Every week, in every NFL game, facets of strategy emerge as surprising impacts to the end result. When previewing the match-up some of the keys to a victory are obvious, while other lay in the weeds out of plain sight. It's always fun to see what actually matters towards the result, and it becomes even more interesting when the score is a 30-0 blowout.
It may surprise some that only one of our five keys to a Bengals victory over the Browns revolved around Johnny Manziel, and even that lone point involved others in the Cleveland offensive arsenal. While JFF was a major part of the storyline, there were other factors that played into the score that shone on the scoreboard as the time read zero.

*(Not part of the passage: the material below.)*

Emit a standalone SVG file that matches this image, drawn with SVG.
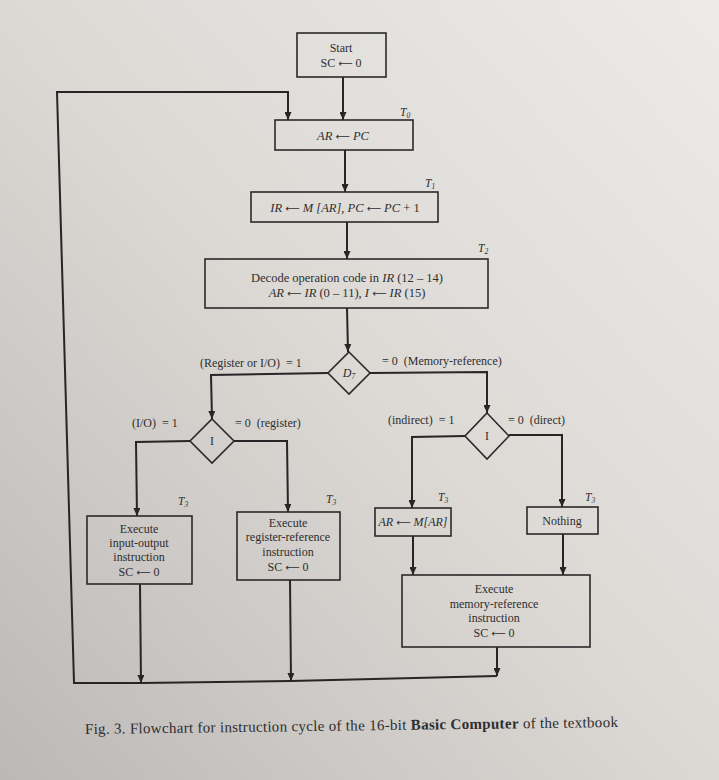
<svg xmlns="http://www.w3.org/2000/svg" width="719" height="780" viewBox="0 0 719 780">
<defs>
<linearGradient id="bg" x1="1" y1="0" x2="0" y2="1">
<stop offset="0" stop-color="#ecebe8"/>
<stop offset="0.5" stop-color="#dcd9d5"/>
<stop offset="1" stop-color="#bcb8b6"/>
</linearGradient>
<marker id="ah" markerUnits="userSpaceOnUse" markerWidth="8" markerHeight="7" refX="8" refY="3.5" orient="auto">
<path d="M0,0 L8,3.5 L0,7 z" fill="#262626"/>
</marker>
<style>
.box{fill:none;stroke:#2a2a2a;stroke-width:1.6}
.dia{fill:none;stroke:#2a2a2a;stroke-width:1.6}
.ln{fill:none;stroke:#262626;stroke-width:2}
.ar{fill:none;stroke:#262626;stroke-width:2;marker-end:url(#ah)}
text{font-family:"Liberation Serif","DejaVu Serif",serif;fill:#2e2e2e}
.c{text-anchor:middle;font-size:12px}
.m{text-anchor:middle;font-size:12.5px}
.lb{font-size:12px}
.i{font-style:italic}
.t{font-style:italic;font-size:11.5px}
.a{font-family:"DejaVu Sans",sans-serif;font-style:normal;font-size:10px}
</style>
</defs>
<rect width="719" height="780" fill="url(#bg)"/>

<g id="connectors">
<line class="ar" x1="343" y1="77" x2="343" y2="120"/>
<line class="ar" x1="345" y1="150" x2="345" y2="192"/>
<line class="ar" x1="347" y1="222" x2="347" y2="259"/>
<line class="ar" x1="347" y1="308" x2="348" y2="352"/>
<polyline class="ar" points="328,373 211,375 212,419"/>
<polyline class="ar" points="370,373 487,372 487,413"/>
<polyline class="ar" points="190,441 136,442 137,516"/>
<polyline class="ar" points="234,441 287,441 288,512"/>
<polyline class="ar" points="465,436 412,437 412,508"/>
<polyline class="ar" points="509,435 562,435 562,507"/>
<line class="ar" x1="413" y1="536" x2="413" y2="575"/>
<line class="ar" x1="563" y1="534" x2="563" y2="575"/>
<line class="ar" x1="140" y1="584" x2="141" y2="683"/>
<line class="ar" x1="290" y1="580" x2="291" y2="681"/>
<line class="ar" x1="497" y1="647" x2="497" y2="676"/>
<polyline class="ln" points="497,676 291,681 141,683 74,683 57,92 288,92"/>
<line class="ar" x1="288" y1="91" x2="288" y2="120"/>
</g>

<g id="start">
<rect class="box" x="297" y="33" width="89" height="44"/>
<text class="c" x="341" y="52">Start</text>
<text class="c" x="341" y="67">SC <tspan class="a">⟵</tspan> 0</text>
</g>

<g id="t0">
<rect class="box" x="275" y="120" width="138" height="30"/>
<text class="m i" x="343" y="140">AR <tspan class="a">⟵</tspan> PC</text>
<text class="t" x="400" y="116">T<tspan font-size="7.5" dy="2">0</tspan></text>
</g>

<g id="t1">
<rect class="box" x="251" y="192" width="187" height="30"/>
<text class="m" x="345" y="212"><tspan class="i">IR <tspan class="a">⟵</tspan> M [AR], PC <tspan class="a">⟵</tspan> PC</tspan> + 1</text>
<text class="t" x="425" y="187">T<tspan font-size="7.5" dy="2">1</tspan></text>
</g>

<g id="t2">
<rect class="box" x="205" y="259" width="283" height="49"/>
<text class="m" x="347" y="282">Decode operation code in <tspan class="i">IR</tspan> (12 – 14)</text>
<text class="m" x="347" y="297"><tspan class="i">AR <tspan class="a">⟵</tspan> IR</tspan> (0 – 11), <tspan class="i">I <tspan class="a">⟵</tspan> IR</tspan> (15)</text>
<text class="t" x="478" y="252">T<tspan font-size="7.5" dy="2">2</tspan></text>
</g>

<g id="d7">
<polygon class="dia" points="349,352 370,373 349,394 328,373"/>
<text class="c i" x="349" y="377">D<tspan font-size="7.5" dy="2">7</tspan></text>
<text class="lb" x="200" y="367" xml:space="preserve">(Register or I/O)  = 1</text>
<text class="lb" x="382" y="365" xml:space="preserve">= 0  (Memory-reference)</text>
</g>

<g id="i-left">
<polygon class="dia" points="212,419 234,441 212,463 190,441"/>
<text class="c" x="212" y="445">I</text>
<text class="lb" x="132" y="427" xml:space="preserve">(I/O)  = 1</text>
<text class="lb" x="235" y="427" xml:space="preserve">= 0  (register)</text>
</g>

<g id="i-right">
<polygon class="dia" points="487,413 509,436 487,459 465,436"/>
<text class="c" x="487" y="440">I</text>
<text class="lb" x="388" y="424" xml:space="preserve">(indirect)  = 1</text>
<text class="lb" x="508" y="424" xml:space="preserve">= 0  (direct)</text>
</g>

<g id="io">
<rect class="box" x="87" y="516" width="105" height="68"/>
<text class="c" x="139" y="533">Execute</text>
<text class="c" x="139" y="547">input-output</text>
<text class="c" x="139" y="561">instruction</text>
<text class="c" x="139" y="576">SC <tspan class="a">⟵</tspan> 0</text>
<text class="t" x="178" y="505">T<tspan font-size="7.5" dy="2">3</tspan></text>
</g>

<g id="reg">
<rect class="box" x="237" y="512" width="103" height="68"/>
<text class="c" x="288" y="527">Execute</text>
<text class="c" x="288" y="541">register-reference</text>
<text class="c" x="288" y="556">instruction</text>
<text class="c" x="288" y="571">SC <tspan class="a">⟵</tspan> 0</text>
<text class="t" x="326" y="503">T<tspan font-size="7.5" dy="2">3</tspan></text>
</g>

<g id="indirect">
<rect class="box" x="375" y="508" width="76" height="28"/>
<text class="c" x="413" y="526"><tspan class="i">AR</tspan> <tspan class="a">⟵</tspan> <tspan class="i">M[AR]</tspan></text>
<text class="t" x="438" y="501">T<tspan font-size="7.5" dy="2">3</tspan></text>
</g>

<g id="nothing">
<rect class="box" x="527" y="507" width="71" height="27"/>
<text class="c" x="562" y="525">Nothing</text>
<text class="t" x="585" y="501">T<tspan font-size="7.5" dy="2">3</tspan></text>
</g>

<g id="mem">
<rect class="box" x="402" y="575" width="188" height="72"/>
<text class="c" x="494" y="593">Execute</text>
<text class="c" x="494" y="608">memory-reference</text>
<text class="c" x="494" y="622">instruction</text>
<text class="c" x="494" y="637">SC <tspan class="a">⟵</tspan> 0</text>
</g>

<g id="caption">
<text x="85" y="734" font-size="15" transform="rotate(-0.75 85 734)" textLength="533" lengthAdjust="spacing">Fig. 3.  Flowchart for instruction cycle of the 16-bit <tspan font-weight="bold">Basic Computer</tspan> of the textbook</text>
</g>
</svg>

Get Giovani Bernard Heavily Involved, Even As A "Backup":
How Bengals Fared: Above Average
Synopsis: There is no doubt that it was the "Jeremy Hill Show" on Sunday, with others co-starring in supporting sketches. A good share of Bernard's 79 rushing yards came in the final quarter, but he was a great supporting piece throughout the entire game. His 103 total yards from scrimmage showcased his versatility but also showed how the two second round running backs should be used and how effective they are when the implemented plan allows them to both do their thing.
Emmanuel Lamur, The Spy?:
How Bengals Fared: Above Average
Synopsis: This was actually an important facet to the game, but Lamur wasn't necessarily the guy that was the one shadowing Manziel all afternoon. As was also predicted in last week's Five Keys, Reggie Nelson was a nominee for the task and you saw him do so on certain occasions. Beyond that, the defensive line remained disciplined and no one on the defensive unit let Manziel pull a Houdini. So, while Lamur wasn't directly responsible a team of Bengals never allowed "Crazy Legs Johnny" to revert back to his Texas A&M days--in the most complimentary way of speaking.
Bengals force Browns to go three and out on opening possession. Reggie Nelson stuffed him short of the first. https://t.co/pgy0TzyiSN— Josh Kirkendall (@Josh_Kirkendall) December 14, 2014
Andy Dalton With Strong Play In The Elements:
Importance: Low To Medium
How Bengals Fared: Poorly
Synopsis: On almost any other Sunday, i.e. one where the team doesn't rush for an absurd 244 yards, Andy Dalton's play would have likely crippled the team. Just 117 yards through the air and an interception that should have been a touchdown pass to Ryan Hewitt isn't the type of stuff that Bengals fans want to see in the two-plus weeks that are left in the 2014 season. It didn't make a huge difference simply because of the well-above-average performance in the running game, but on almost any other week it would have been huge.
Learn From Defensive Mistakes Against Read-Option Versus Panthers:
Importance: Extremely High
How Bengals Fared: Excellent
Synopsis: Credit Paul Guenther and the preparation he had his defensive players take on going into this week. Sometimes going up against a rookie is one of the easiest things for a team to study for, while other times it's a nightmare because of limited tape. It honestly felt like the Bengals' defensive front was in the Browns' huddle and even when things seemed to play out right for Manziel and Co., the secondary seemed to swoop in and make a big play. Johnny Football didn't even have 100 TOTAL yards on the day, barely cracking ten yards on the ground. Even when the Browns called a read-option, the Bengals blew it up.
Wallace Gilberry with a sack on 2nd and 6 with 1:10 remaining in the first. Gilberry offers the JPP money s... https://t.co/wjQs46sT4u— Josh Kirkendall (@Josh_Kirkendall) December 14, 2014
Excellence On Third Down From The Offense:
How The Bengals Fared: Good To Excellent
Synopsis: The league's tops for efficiency on third down appears to be just under 49 percent, so the Bengals' 50 percent on the day was solid. One could theoretically lump in the perfect rate on fourth down conversions (two-for-two) into this area, where success in it made life difficult for the Browns. The Bengals' offensive dominance on third down began early on and cooled off once they grabbed a big lead. It's particularly interesting how well the Bengals did here, given the "meh" day from their quarterback.